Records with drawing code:
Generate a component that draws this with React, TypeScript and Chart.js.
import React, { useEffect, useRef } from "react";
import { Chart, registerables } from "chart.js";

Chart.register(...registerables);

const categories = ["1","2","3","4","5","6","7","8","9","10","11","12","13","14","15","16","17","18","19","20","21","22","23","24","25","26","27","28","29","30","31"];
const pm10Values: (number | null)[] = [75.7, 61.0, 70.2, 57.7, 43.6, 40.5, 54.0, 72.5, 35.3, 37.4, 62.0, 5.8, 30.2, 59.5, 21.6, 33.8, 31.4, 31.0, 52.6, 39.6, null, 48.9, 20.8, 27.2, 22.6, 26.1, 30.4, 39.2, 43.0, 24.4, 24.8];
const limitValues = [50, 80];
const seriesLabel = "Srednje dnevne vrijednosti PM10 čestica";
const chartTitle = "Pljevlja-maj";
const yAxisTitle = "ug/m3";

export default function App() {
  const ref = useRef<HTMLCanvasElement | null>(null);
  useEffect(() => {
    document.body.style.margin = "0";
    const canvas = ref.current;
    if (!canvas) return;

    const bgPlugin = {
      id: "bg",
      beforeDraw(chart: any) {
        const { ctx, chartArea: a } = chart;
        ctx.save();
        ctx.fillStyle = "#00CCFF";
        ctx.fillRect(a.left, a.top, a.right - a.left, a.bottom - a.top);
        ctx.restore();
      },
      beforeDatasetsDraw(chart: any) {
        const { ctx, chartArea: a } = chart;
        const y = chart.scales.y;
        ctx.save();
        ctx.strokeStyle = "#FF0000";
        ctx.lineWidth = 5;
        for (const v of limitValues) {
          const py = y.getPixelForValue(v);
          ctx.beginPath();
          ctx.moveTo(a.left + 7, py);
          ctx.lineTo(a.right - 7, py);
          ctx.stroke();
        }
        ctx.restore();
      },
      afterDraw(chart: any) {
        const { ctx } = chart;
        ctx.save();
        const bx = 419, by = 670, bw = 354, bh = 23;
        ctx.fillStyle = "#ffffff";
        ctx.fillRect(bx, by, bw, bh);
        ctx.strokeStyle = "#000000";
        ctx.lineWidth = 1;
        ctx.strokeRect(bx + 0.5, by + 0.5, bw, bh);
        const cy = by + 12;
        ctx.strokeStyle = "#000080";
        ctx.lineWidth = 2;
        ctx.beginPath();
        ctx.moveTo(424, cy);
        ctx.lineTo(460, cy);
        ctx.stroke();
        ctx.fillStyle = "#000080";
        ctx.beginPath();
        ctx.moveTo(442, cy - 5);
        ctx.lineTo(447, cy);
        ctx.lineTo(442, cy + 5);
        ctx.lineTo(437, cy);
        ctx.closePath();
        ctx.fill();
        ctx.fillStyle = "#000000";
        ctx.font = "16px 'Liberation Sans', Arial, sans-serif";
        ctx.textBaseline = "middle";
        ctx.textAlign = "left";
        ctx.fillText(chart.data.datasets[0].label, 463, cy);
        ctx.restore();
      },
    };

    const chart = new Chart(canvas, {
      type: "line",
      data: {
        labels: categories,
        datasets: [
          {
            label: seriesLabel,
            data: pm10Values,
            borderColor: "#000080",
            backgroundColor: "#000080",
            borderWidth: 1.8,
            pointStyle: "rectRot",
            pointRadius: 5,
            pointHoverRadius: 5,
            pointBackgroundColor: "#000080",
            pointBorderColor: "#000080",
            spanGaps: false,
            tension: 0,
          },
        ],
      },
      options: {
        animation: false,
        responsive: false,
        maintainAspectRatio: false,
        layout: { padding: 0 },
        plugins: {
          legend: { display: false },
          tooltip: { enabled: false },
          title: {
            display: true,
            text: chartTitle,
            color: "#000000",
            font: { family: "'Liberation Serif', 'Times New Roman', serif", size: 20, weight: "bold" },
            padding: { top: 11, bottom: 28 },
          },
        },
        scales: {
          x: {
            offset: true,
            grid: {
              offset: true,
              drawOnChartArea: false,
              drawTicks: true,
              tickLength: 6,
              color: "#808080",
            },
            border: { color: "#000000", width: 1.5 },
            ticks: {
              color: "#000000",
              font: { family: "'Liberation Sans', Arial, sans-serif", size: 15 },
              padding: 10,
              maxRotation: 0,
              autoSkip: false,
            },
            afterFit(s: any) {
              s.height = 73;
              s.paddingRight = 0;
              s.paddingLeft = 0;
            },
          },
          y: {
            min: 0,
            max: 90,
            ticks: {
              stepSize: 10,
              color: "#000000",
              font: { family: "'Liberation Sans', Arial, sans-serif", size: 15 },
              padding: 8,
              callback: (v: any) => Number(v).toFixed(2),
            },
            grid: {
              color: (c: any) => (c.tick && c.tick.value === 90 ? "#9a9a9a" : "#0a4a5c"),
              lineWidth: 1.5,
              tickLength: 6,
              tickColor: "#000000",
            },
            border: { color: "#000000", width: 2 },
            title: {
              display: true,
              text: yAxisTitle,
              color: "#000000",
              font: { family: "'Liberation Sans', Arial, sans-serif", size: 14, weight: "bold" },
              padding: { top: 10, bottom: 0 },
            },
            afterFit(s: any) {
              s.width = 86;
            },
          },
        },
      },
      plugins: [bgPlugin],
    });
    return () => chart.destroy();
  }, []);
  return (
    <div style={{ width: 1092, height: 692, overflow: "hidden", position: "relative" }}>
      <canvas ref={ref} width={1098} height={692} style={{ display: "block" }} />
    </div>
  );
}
--
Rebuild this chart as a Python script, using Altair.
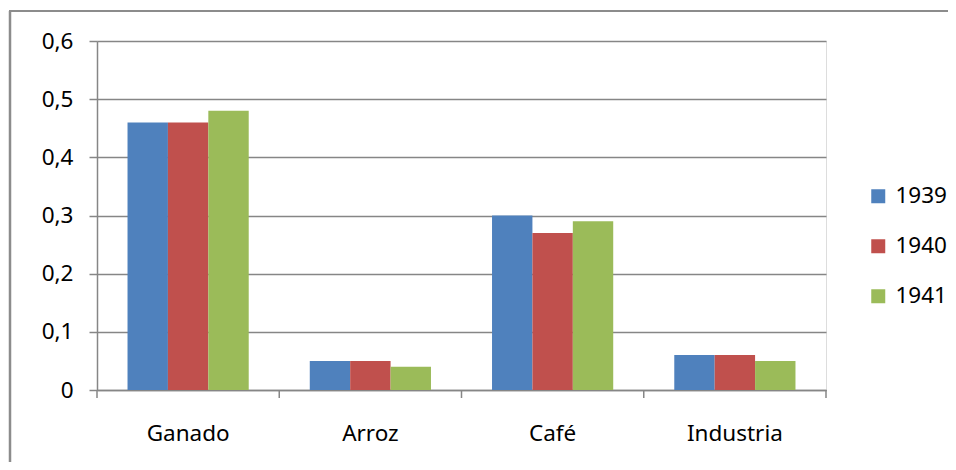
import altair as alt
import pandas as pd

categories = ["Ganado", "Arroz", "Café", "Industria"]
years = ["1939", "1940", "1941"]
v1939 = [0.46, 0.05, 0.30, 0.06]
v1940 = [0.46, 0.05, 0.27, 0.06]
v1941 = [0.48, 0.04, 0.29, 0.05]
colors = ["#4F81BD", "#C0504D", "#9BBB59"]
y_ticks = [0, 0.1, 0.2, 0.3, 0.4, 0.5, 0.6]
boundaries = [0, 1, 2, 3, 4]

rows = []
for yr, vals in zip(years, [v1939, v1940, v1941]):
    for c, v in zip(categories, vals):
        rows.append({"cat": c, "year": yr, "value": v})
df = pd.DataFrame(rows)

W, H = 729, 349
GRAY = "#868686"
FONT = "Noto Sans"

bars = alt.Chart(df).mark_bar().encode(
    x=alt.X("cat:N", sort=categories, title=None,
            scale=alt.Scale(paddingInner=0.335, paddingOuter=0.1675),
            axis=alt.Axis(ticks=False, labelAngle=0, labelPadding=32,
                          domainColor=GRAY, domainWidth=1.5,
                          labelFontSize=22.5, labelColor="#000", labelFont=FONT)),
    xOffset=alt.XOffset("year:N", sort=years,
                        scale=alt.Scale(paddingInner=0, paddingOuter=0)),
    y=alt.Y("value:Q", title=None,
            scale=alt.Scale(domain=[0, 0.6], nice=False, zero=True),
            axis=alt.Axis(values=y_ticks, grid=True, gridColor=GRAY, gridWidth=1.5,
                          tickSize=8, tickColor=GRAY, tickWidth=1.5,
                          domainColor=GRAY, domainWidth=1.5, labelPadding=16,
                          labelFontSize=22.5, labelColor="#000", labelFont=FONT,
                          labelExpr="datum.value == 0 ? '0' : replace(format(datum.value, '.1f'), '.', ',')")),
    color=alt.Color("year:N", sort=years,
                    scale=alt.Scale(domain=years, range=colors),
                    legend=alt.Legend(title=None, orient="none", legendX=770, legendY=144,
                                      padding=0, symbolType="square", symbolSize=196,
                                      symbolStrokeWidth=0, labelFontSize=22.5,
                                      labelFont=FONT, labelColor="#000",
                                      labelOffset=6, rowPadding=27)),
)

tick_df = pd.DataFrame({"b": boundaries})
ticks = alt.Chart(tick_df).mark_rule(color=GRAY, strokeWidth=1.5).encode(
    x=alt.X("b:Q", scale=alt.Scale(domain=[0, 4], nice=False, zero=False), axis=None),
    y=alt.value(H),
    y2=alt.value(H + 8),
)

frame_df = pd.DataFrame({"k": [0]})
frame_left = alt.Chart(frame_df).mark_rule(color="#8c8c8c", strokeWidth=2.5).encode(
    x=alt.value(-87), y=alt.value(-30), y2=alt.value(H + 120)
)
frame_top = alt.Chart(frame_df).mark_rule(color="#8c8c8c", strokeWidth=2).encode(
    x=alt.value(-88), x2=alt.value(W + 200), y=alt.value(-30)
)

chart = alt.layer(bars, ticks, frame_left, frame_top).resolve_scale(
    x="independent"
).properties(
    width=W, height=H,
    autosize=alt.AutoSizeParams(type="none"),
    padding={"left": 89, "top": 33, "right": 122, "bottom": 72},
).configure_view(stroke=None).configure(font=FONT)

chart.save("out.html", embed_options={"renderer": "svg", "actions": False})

What to produce: Quote only the lines running from the line with "Rebuild this chart" to the line with "import pandas as pd", ends included, exactly as they appear and without the pictures.

Result for this exercise:
Rebuild this chart as a Python script, using Altair.
import altair as alt
import pandas as pd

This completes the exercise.